With the average adult holding two to three credit cards and often switching every six to twelve months, many of our wallets could be mistaken for resembling a Chameleon with a host of brightly coloured, ever changing cards on the go.
When organising our credit card finances the temptation is to keep switching between zero per cent balance transfer cards. Virgin Money for example offers a card on which you pay 0% interest for the first fifteen months on balance transfers and while these cards can serve a purpose there are good reasons to stop switching and start afresh.
Life of balance cards
The zero per cent balance transfer card can offer a welcome break from making repayments at APRs of sixteen per cent or more, but they do come with a cost.
Every time you move on to a new card you’ll have to cough up as much as three per cent of the balance. So, if you’ve got a card debt of £2,500 this could be as much as £75. The temptation is then to put off actually making any repayments on your £2,500 while the debt isn’t growing.
If you’re stuck in this cycle and want to get out and clear your debt then a life of balance card could be the best solution. A life of balance card offers a flat rate of interest at a lower rate than you would normally pay on other types of card. The average APR on the top ten life of balance cards comes out at 12.4% whereas the average APR on the top ten balance transfer cards comes out significantly higher at 15.3% for example.
Amongst the life of balance cards there are also significantly stronger deals. The Barclaycard Simplicity Credit Card’s APR is just 6.8% meaning that you could be tackling your debts in the most affordable way.
A conservative card choice
A life of balance card could also be a good choice for someone taking out a card for the first time. If you get into the habit of making monthly repayments from the outset, in this case at a low rate, then you could avoid ever accumulating a large amount of debt.
This discipline has to be weighed up against the benefits you might gain from different types of cards. If you were to take out a cashback card for example you could be earning a percentage of everything you spend back as a cash sum.
If you want to shift your credit card debts then be careful not to miss repayments. This may sound obvious but research from MoneyExpert.com found that in the past six months alone, millions of us have missed payments.

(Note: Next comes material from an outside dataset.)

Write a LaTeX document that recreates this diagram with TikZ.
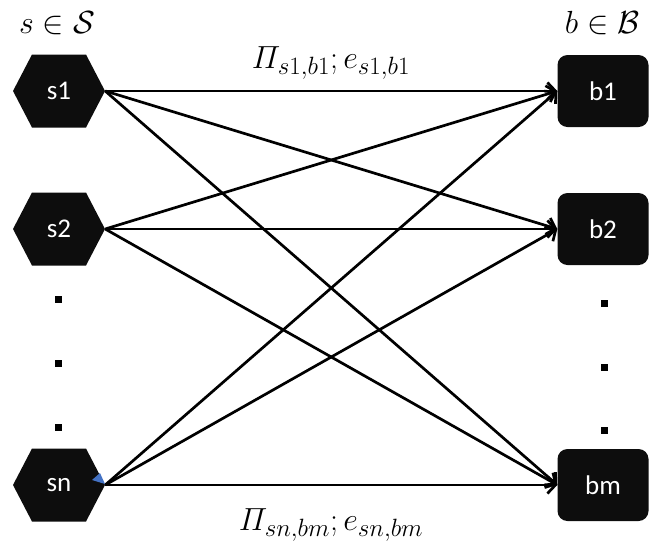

Every time you miss a payment your card provider will fine you £12. Adding to your credit card debts in this way is not recommended, particularly as the missed payment could be registered on your credit record and prevent you from getting the best card deals at later date, or even being eligible for them at all.
Get a life
It’s all too easy to forget about our credit card debts while we’re paying zero per cent interest on a balance transfer card, but sooner or later you are going to have to start paying this off. If you’ve run out of zero per cent deals to take then make sure you pay these debts off at the lowest rate possible with a life of balance card. With rates starting from as low as 6.8% you should find that payments are manageable and so long as you don’t miss payments you’ll soon get the satisfaction of seeing your debt reducing each month.